— Task goal —
Among the entries below, which lines run from the line with "Rebuild this chart" through the line with "bottom += np.array(vals)"? Retype those, both ends included, exactly and without pictures.

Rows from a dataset
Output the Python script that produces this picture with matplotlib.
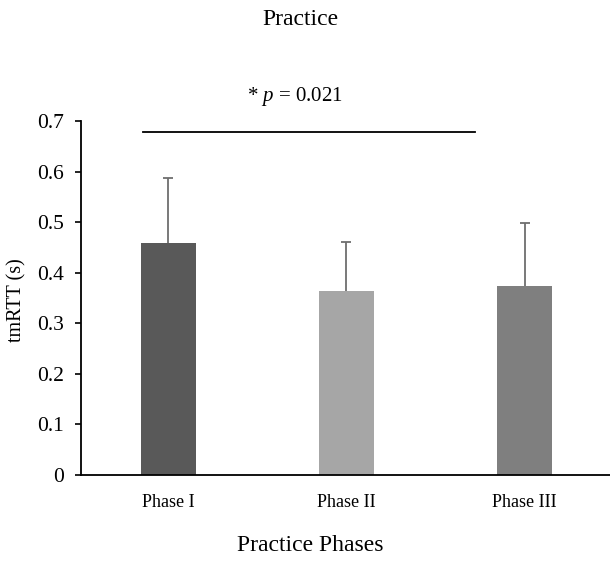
import numpy as np
import matplotlib
matplotlib.use('Agg')
import matplotlib.pyplot as plt

plt.rcParams['font.family'] = 'Liberation Serif'
plt.rcParams['mathtext.fontset'] = 'custom'
plt.rcParams['mathtext.rm'] = 'Liberation Serif'
plt.rcParams['mathtext.it'] = 'Liberation Serif:italic'

#%% data
phases = ['Phase I', 'Phase II', 'Phase III']
means = [0.459, 0.365, 0.375]
errs = [0.129, 0.096, 0.124]
colors = ['#595959', '#a6a6a6', '#7f7f7f']
yticks = [0, 0.1, 0.2, 0.3, 0.4, 0.5, 0.6, 0.7]
sig_text = r'* $p$ = 0.021'
sig_y = 0.680

#%% plot
fig = plt.figure(figsize=(6.1, 5.65), dpi=100)
ax = fig.add_axes([0.1328, 0.1593, 0.8672, 0.6257])

x = np.arange(len(phases))
ax.bar(x, means, width=0.31, color=colors, zorder=2)
eb = ax.errorbar(x, means, yerr=[np.zeros(len(errs)), errs], fmt='none',
                 ecolor='#6e6e6e', elinewidth=1.3, capsize=3.3, capthick=1.3, zorder=1)
eb[1][0].set_visible(False)  # only upper caps

# significance line between Phase I and Phase III
ax.plot([-0.143, 1.72], [sig_y, sig_y], color='black', lw=1.3, clip_on=False)
ax.text(0.71, 0.749, sig_text, ha='center', va='center', fontsize=15)

ax.set_xlim(-0.49, 2.48)
ax.set_ylim(0, 0.7)
ax.set_xticks(x)
ax.set_xticklabels(phases, fontsize=13)
ax.set_yticks(yticks)
ax.set_yticklabels([str(t) if t != 0 else '0' for t in yticks], fontsize=15.5)
ax.tick_params(axis='x', length=0, pad=14)
ax.tick_params(axis='y', length=4.3, width=1.2, direction='out', pad=8)

for s in ['top', 'right']:
    ax.spines[s].set_visible(False)
for s in ['left', 'bottom']:
    ax.spines[s].set_linewidth(1.3)

fig.text(0.492, 0.966, 'Practice', ha='center', va='center', fontsize=17)
fig.text(0.508, 0.035, 'Practice Phases', ha='center', va='center', fontsize=17)
fig.text(0.027, 0.469, 'tmRTT (s)', ha='center', va='center', rotation=90, fontsize=14.5)

fig.savefig('out.png', dpi=100)
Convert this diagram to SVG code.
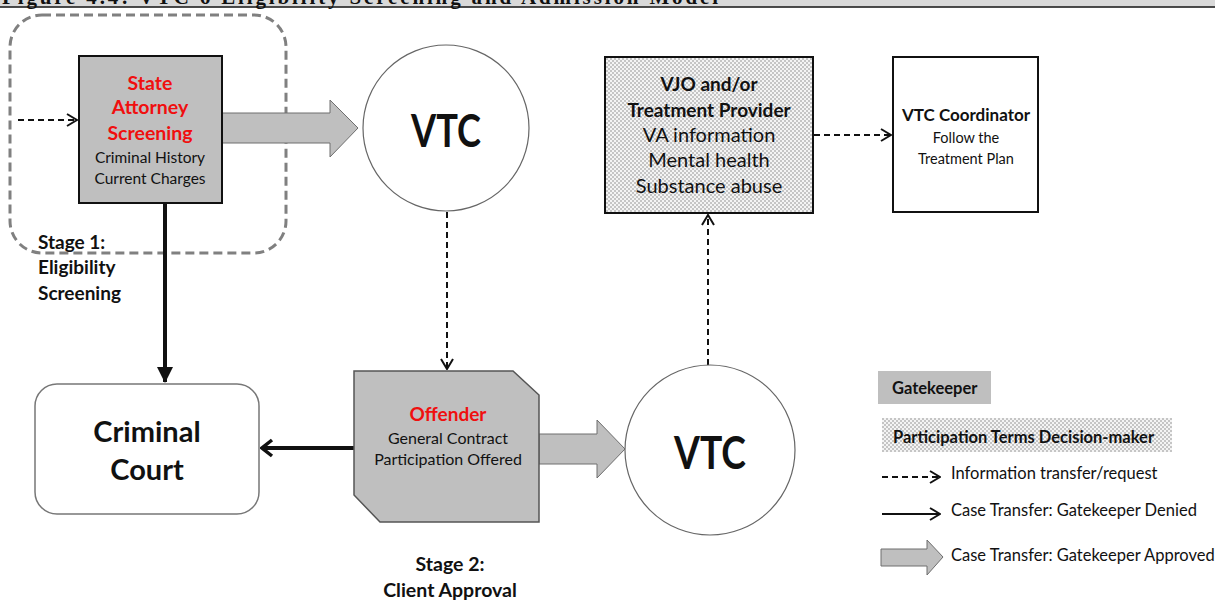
<svg xmlns="http://www.w3.org/2000/svg" width="1215" height="600" viewBox="0 0 1215 600">
  <style>
    .t { font-family: Lato, "Open Sans", sans-serif; text-anchor: middle; dominant-baseline: central; fill: #111; }
    .s { text-anchor: start; }
    .b { font-weight: bold; }
    .red { fill: #f00f0f; }
    .lg { font-family: Lato, "Open Sans", sans-serif; dominant-baseline: central; fill: #111; font-size: 16.5px; }
    .info { fill: none; stroke: #111; stroke-width: 2; stroke-dasharray: 6 4; }
    .gate { fill: #bfbfbf; }
    .block { fill: #bfbfbf; stroke: #6e6e6e; stroke-width: 1; }
  </style>
  <defs>
    <pattern id="dots" width="4" height="4" patternUnits="userSpaceOnUse">
      <rect width="4" height="4" fill="#f4f4f4"/>
      <circle cx="1" cy="1" r="0.8" fill="#8a8a8a"/>
      <circle cx="3" cy="3" r="0.8" fill="#8a8a8a"/>
    </pattern>
    <marker id="open" viewBox="0 0 12 14" refX="11" refY="7" markerWidth="12" markerHeight="14" markerUnits="userSpaceOnUse" orient="auto">
      <path d="M1,1 L11,7 L1,13" fill="none" stroke="#111" stroke-width="2"/>
    </marker>
    <marker id="openBig" viewBox="0 0 14 20" refX="12" refY="10" markerWidth="14" markerHeight="20" markerUnits="userSpaceOnUse" orient="auto">
      <path d="M2,2 L12,10 L2,18" fill="none" stroke="#111" stroke-width="3.5"/>
    </marker>
    <marker id="solid" viewBox="0 0 16 16" refX="15" refY="8" markerWidth="16" markerHeight="16" markerUnits="userSpaceOnUse" orient="auto">
      <path d="M0,0 L16,8 L0,16 Z" fill="#111"/>
    </marker>
  </defs>

  <rect width="1215" height="600" fill="#fff"/>

  <!-- page header -->
  <rect x="0" y="0" width="1215" height="6.5" fill="#d9d9d9"/>
  <line x1="0" y1="7" x2="1215" y2="7" stroke="#111" stroke-width="1.5"/>
  <text x="2" y="4" font-family="Liberation Serif, serif" font-weight="bold" font-size="21" textLength="716" fill="#111">Figure 4.4: VTC 6 Eligibility Screening and Admission Model</text>

  <!-- stage 1 boundary -->
  <g id="stage1">
    <rect x="10" y="15" width="276" height="238" rx="32" fill="none" stroke="#808080" stroke-width="3" stroke-dasharray="9 5"/>
    <text class="t s b" font-size="19" x="38" y="241">Stage 1:</text>
    <text class="t s b" font-size="19" x="38" y="266">Eligibility</text>
    <text class="t s b" font-size="19" x="38" y="292">Screening</text>
  </g>

  <g id="stage2">
    <text class="t b" font-size="19.5" x="450" y="563">Stage 2:</text>
    <text class="t b" font-size="19.5" x="450" y="589">Client Approval</text>
  </g>

  <!-- connectors -->
  <g id="connectors">
    <line class="info" x1="18" y1="120" x2="77" y2="120" marker-end="url(#open)"/>
    <polygon class="block" points="222,113 330,113 330,100 358,128 330,157 330,143 222,143"/>
    <line class="info" x1="447" y1="212" x2="447" y2="369" marker-end="url(#open)"/>
    <line x1="165" y1="203" x2="165" y2="382" stroke="#111" stroke-width="4" marker-end="url(#solid)"/>
    <line x1="354" y1="448" x2="262" y2="448" stroke="#111" stroke-width="4" marker-end="url(#openBig)"/>
    <polygon class="block" points="539,434 597,434 597,420 625,449 597,478 597,464 539,464"/>
    <line class="info" x1="708" y1="365" x2="708" y2="215" marker-end="url(#open)"/>
    <line class="info" x1="814" y1="135" x2="891" y2="135" marker-end="url(#open)"/>
  </g>

  <g id="state-attorney">
    <rect x="79" y="56" width="143" height="147" fill="#bfbfbf" stroke="#111" stroke-width="2"/>
    <text class="t b red" font-size="19.5" x="150" y="82">State</text>
    <text class="t b red" font-size="19.5" x="150" y="106">Attorney</text>
    <text class="t b red" font-size="19.5" x="150" y="132">Screening</text>
    <text class="t" font-size="15.5" x="150" y="157">Criminal History</text>
    <text class="t" font-size="15.5" x="150" y="178">Current Charges</text>
  </g>

  <g id="vtc-top">
    <circle cx="446" cy="128" r="83" fill="#fff" stroke="#666" stroke-width="1.2"/>
    <text class="t b" font-size="45" x="446" y="130" textLength="70" lengthAdjust="spacingAndGlyphs">VTC</text>
  </g>

  <g id="vjo">
    <rect x="605" y="57" width="208" height="156" fill="url(#dots)" stroke="#111" stroke-width="2"/>
    <text class="t b" font-size="19" x="709" y="83">VJO and/or</text>
    <text class="t b" font-size="19" x="709" y="109">Treatment Provider</text>
    <text class="t" font-size="20" x="709" y="134">VA information</text>
    <text class="t" font-size="20" x="709" y="159">Mental health</text>
    <text class="t" font-size="20" x="709" y="185">Substance abuse</text>
  </g>

  <g id="coordinator">
    <rect x="893" y="57" width="145" height="155" fill="#fff" stroke="#111" stroke-width="2"/>
    <text class="t b" font-size="17" x="966" y="114">VTC Coordinator</text>
    <text class="t" font-size="14.5" x="966" y="137">Follow the</text>
    <text class="t" font-size="14.5" x="966" y="158">Treatment Plan</text>
  </g>

  <g id="criminal-court">
    <rect x="35" y="384" width="224" height="130" rx="22" fill="#fff" stroke="#777" stroke-width="1.5"/>
    <text class="t b" font-size="29" x="147" y="430">Criminal</text>
    <text class="t b" font-size="29" x="147" y="468">Court</text>
  </g>

  <g id="offender">
    <polygon points="354,371 513,371 539,395 539,522 380,522 354,495" fill="#bfbfbf" stroke="#555" stroke-width="1.5"/>
    <text class="t b red" font-size="19" x="448" y="413">Offender</text>
    <text class="t" font-size="16" x="448" y="437">General Contract</text>
    <text class="t" font-size="16" x="448" y="458">Participation Offered</text>
  </g>

  <g id="vtc-bottom">
    <circle cx="710" cy="450" r="85" fill="#fff" stroke="#666" stroke-width="1.2"/>
    <text class="t b" font-size="45" x="710" y="452" textLength="72" lengthAdjust="spacingAndGlyphs">VTC</text>
  </g>

  <!-- key -->
  <g id="legend">
    <rect class="gate" x="878" y="371" width="113" height="33"/>
    <text class="lg b red" font-size="16" x="892" y="388">Gatekeeper</text>
    <rect x="882" y="418" width="290" height="34" fill="url(#dots)"/>
    <text class="lg b" font-size="15.4" x="893" y="437">Participation Terms Decision-maker</text>
    <line class="info" x1="882" y1="477" x2="940" y2="477" marker-end="url(#open)"/>
    <text class="lg" x="951" y="473">Information transfer/request</text>
    <line x1="882" y1="514" x2="940" y2="514" stroke="#111" stroke-width="2" marker-end="url(#open)"/>
    <text class="lg" x="951" y="510">Case Transfer: Gatekeeper Denied</text>
    <polygon class="block" points="881,549 927,549 927,540 943,557 927,575 927,566 881,566"/>
    <text class="lg" x="951" y="555">Case Transfer: Gatekeeper Approved</text>
  </g>
</svg>
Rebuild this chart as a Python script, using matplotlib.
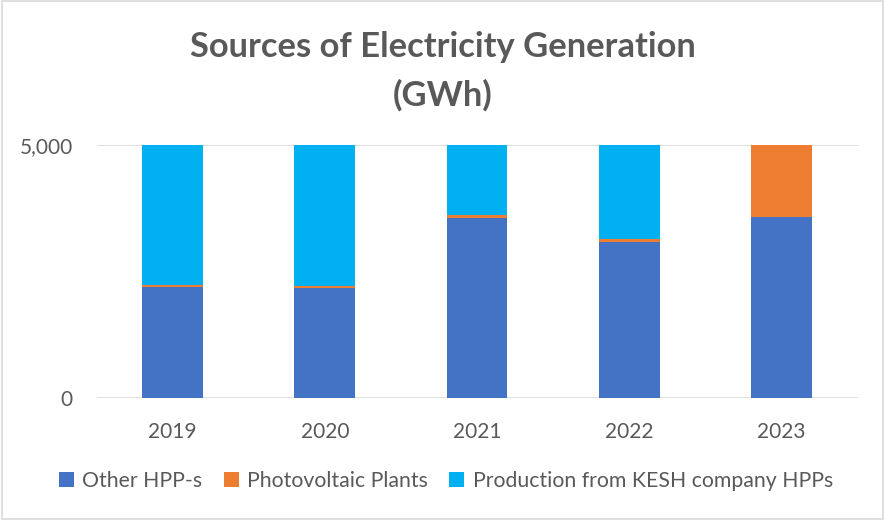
import matplotlib
matplotlib.use("Agg")
import matplotlib.pyplot as plt
from matplotlib.patches import Rectangle
from matplotlib.ticker import FuncFormatter
import numpy as np

years = ["2019", "2020", "2021", "2022", "2023"]
other_hpp = [2198, 2179, 3567, 3091, 3575]
photovoltaic = [33, 40, 53, 53, 4000]
kesh_hpp = [3000, 3100, 5300, 3900, 0]

series_names = ["Other HPP-s", "Photovoltaic Plants", "Production from KESH company HPPs"]
colors = ["#4472C4", "#ED7D31", "#00B0F0"]
text_color = "#595959"
font = ["Lato", "DejaVu Sans"]

fig = plt.figure(figsize=(8.85, 5.20), dpi=100)
ax = fig.add_axes([96.5 / 885, 1 - 397.5 / 520, 761 / 885, 252.2 / 520])

x = np.arange(len(years))
bottom = np.zeros(len(years))
handles = []
for vals, name, c in zip([other_hpp, photovoltaic, kesh_hpp], series_names, colors):
    h = ax.bar(x, vals, width=0.40, bottom=bottom, color=c, label=name, zorder=3)
    handles.append(h)
    bottom += np.array(vals)

ax.set_ylim(0, 5000)
ax.set_xlim(-0.5, len(years) - 0.5)
ax.set_yticks([0, 5000])
ax.yaxis.set_major_formatter(FuncFormatter(lambda v, p: f"{int(v):,}"))
ax.set_xticks(x)
ax.set_xticklabels(years)
ax.grid(axis="y", color="#D9D9D9", linewidth=1.2, zorder=0)
ax.set_axisbelow(True)
for s in ax.spines.values():
    s.set_visible(False)
ax.tick_params(axis="both", length=0, colors=text_color, labelsize=15)
ax.tick_params(axis="y", pad=17)
ax.tick_params(axis="x", pad=18)
for lab in ax.get_xticklabels() + ax.get_yticklabels():
    lab.set_family(font)
    lab.set_color(text_color)

fig.text(443 / 885, 1 - 47 / 520, "Sources of Electricity Generation", ha="center", va="center",
         fontsize=24.8, fontweight="bold", color=text_color, family=font)
fig.text(443 / 885, 1 - 95 / 520, "(GWh)", ha="center", va="center",
         fontsize=24.8, fontweight="bold", color=text_color, family=font)

leg = fig.legend(handles=handles, labels=series_names, loc="center", bbox_to_anchor=(446 / 885, 1 - 481 / 520),
                 ncol=3, frameon=False, handlelength=0.7, handleheight=0.7,
                 handletextpad=0.4, columnspacing=1.0, prop={"family": font, "size": 15.3})
for t in leg.get_texts():
    t.set_color(text_color)

fig.patches.append(Rectangle((0.002, 0.002), 0.996, 0.996, transform=fig.transFigure,
                             fill=False, edgecolor="#D9D9D9", linewidth=1.2))

fig.savefig("out.png", dpi=100, facecolor="white")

— Response —
Rebuild this chart as a Python script, using matplotlib.
import matplotlib
matplotlib.use("Agg")
import matplotlib.pyplot as plt
from matplotlib.patches import Rectangle
from matplotlib.ticker import FuncFormatter
import numpy as np

years = ["2019", "2020", "2021", "2022", "2023"]
other_hpp = [2198, 2179, 3567, 3091, 3575]
photovoltaic = [33, 40, 53, 53, 4000]
kesh_hpp = [3000, 3100, 5300, 3900, 0]

series_names = ["Other HPP-s", "Photovoltaic Plants", "Production from KESH company HPPs"]
colors = ["#4472C4", "#ED7D31", "#00B0F0"]
text_color = "#595959"
font = ["Lato", "DejaVu Sans"]

fig = plt.figure(figsize=(8.85, 5.20), dpi=100)
ax = fig.add_axes([96.5 / 885, 1 - 397.5 / 520, 761 / 885, 252.2 / 520])

x = np.arange(len(years))
bottom = np.zeros(len(years))
handles = []
for vals, name, c in zip([other_hpp, photovoltaic, kesh_hpp], series_names, colors):
    h = ax.bar(x, vals, width=0.40, bottom=bottom, color=c, label=name, zorder=3)
    handles.append(h)
    bottom += np.array(vals)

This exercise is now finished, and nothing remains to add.